A reliable numerical algorithm for fractional Lienard equation arising in oscillating circuits

• Published in: AIMS mathematics Vol. 9; no. 7; pp. 19557 - 19568
• Main Authors: Singh, Jagdev, Kumar, Jitendra, Kumar, Devendra, Baleanu, Dumitru
• Format: Journal Article
• Language: English
• Published: AIMS Press 01.01.2024
• Subjects: collocation method; error analysis; fractional lienard equation; operational matrix of differentiation; vieta lucas polynomials
• ISSN: 2473-6988; 2473-6988
• DOI: 10.3934/math.2024954

This work presents a numerical approach for handling a fractional Lienard equation (FLE) arising in an oscillating circuit.

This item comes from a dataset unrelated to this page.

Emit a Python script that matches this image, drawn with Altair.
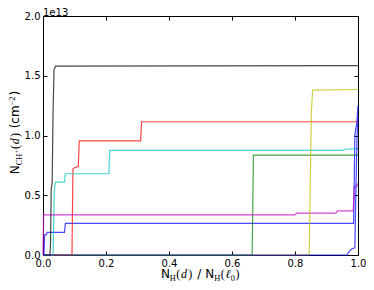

The scheme is based on the Vieta Lucas operational matrix of the fractional Liouville-Caputo derivative and the collocation method. This methodology involves a systematic approach wherein the operational matrix aids in expressing the fractional problem in terms of non-linear algebraic equations. The proposed numerical approach utilizing the operational matrix method offers a vital solution framework for efficiently tackling the fractional Lienard equation, addressing a key challenge in mathematical modeling. To analyze the fractional order system, we derive an approximate solution for the FLE. The solutions are explained graphically and in tabular form.